By merging authentic moment and the staging of personal life, the early self-portraits of Elina Brotherus (*1972), enquiry into the state of the personal self. Later photographs shift the perspective outwards from extreme and exposing self-contemplation: she begins to photograph landscapes and horizons. The “new paintings,” as she calls the series, seek answers in photography to questions that have occupied painting for centuries: light and shadow, colour and composition, constellations of figures in space.

Aino Kannisto (*1973) also works with the photographic self-portrait, but in her case they are fictive role portraits with the artist as model, adopting various female identities but not really portraying herself. Kannistos’ meticulously detailed compositions have an air of film stills of female protagonists, freeze frames capturing a brief moment in the action.

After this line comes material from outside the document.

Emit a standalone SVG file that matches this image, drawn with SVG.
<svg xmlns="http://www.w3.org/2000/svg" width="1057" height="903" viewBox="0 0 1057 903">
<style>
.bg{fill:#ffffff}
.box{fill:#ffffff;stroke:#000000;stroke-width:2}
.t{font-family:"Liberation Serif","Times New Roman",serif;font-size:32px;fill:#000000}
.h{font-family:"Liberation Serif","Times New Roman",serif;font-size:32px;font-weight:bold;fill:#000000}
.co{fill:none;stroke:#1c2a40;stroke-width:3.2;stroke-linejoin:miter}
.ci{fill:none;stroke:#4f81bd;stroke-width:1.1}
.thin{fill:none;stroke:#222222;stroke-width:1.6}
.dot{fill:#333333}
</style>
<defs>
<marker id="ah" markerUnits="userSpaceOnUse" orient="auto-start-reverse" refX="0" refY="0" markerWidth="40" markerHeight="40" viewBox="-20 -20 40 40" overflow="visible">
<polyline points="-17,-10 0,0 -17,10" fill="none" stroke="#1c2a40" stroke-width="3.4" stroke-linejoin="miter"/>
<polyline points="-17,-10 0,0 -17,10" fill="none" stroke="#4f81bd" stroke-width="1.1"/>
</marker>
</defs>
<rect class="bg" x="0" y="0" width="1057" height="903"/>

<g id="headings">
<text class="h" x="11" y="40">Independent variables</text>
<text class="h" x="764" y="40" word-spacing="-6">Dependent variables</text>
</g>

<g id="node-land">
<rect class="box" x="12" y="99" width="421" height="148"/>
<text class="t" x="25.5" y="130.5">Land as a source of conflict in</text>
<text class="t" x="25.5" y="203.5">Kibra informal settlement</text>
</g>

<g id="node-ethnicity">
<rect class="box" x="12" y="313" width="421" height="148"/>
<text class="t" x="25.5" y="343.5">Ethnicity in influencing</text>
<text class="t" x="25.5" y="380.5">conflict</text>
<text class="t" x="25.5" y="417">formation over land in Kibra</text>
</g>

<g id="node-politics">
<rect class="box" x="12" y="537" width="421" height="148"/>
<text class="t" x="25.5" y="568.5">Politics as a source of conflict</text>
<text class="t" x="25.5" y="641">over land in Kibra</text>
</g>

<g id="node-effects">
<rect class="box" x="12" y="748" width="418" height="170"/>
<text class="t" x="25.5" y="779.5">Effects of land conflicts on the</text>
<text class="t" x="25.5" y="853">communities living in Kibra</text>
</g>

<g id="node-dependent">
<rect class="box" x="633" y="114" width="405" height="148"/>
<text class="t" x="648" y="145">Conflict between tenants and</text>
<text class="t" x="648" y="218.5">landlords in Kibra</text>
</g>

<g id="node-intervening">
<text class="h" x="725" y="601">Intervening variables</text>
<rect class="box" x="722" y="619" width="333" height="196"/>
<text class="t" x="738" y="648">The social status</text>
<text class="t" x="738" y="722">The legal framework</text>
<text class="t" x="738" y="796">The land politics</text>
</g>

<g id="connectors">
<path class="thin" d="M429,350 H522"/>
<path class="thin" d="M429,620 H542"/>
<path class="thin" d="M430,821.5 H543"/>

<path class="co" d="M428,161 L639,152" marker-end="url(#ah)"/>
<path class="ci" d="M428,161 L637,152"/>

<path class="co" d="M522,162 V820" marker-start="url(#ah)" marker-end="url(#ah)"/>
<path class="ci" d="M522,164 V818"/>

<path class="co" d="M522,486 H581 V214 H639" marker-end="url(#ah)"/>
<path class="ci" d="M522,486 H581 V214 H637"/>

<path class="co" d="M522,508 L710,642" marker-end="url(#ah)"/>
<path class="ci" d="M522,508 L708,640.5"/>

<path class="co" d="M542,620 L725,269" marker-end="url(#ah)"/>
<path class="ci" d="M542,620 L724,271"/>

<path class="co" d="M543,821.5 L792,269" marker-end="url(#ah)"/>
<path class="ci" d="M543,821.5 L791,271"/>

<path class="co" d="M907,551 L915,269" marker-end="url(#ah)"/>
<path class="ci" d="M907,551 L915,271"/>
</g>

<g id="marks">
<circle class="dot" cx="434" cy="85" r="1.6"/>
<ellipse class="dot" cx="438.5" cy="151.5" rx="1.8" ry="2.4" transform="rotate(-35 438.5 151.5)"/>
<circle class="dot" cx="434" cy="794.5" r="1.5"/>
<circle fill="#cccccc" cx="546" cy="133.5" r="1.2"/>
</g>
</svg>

For her photographs, Sanna Kannisto (*1974) ventured into the Latin-American rainforest, where she spent months in research camps with scientists, conducting her own artistic research.
In her subjective perspective on the multifarious, exotic fauna and flora of the rainforest, the artist adopts the supposedly objective research and working methods of science, exposing them, however, in her emphasis on the staged and artificial.

Fanni Niemi-Junkolas’ (*1962) filmic portraits depict simple people. Mostly in concentrated calm and quiet observation of the other, she tells of daily life, and these intimate stories open a perspective on universal issues of human existence and its environment, on the relationship between the individual and society.
In her films, Salla Tykkä (*1973) tells short stories about the transition from childhood to adulthood and relations between the sexes which elude unambiguous interpretation in their enigmatic ambivalence and complexity. An atmospheric visual aesthetic, the skilled use of well-known film music, and playing with allusions and memories generate lasting tension and a sense of foreboding and uncertainty.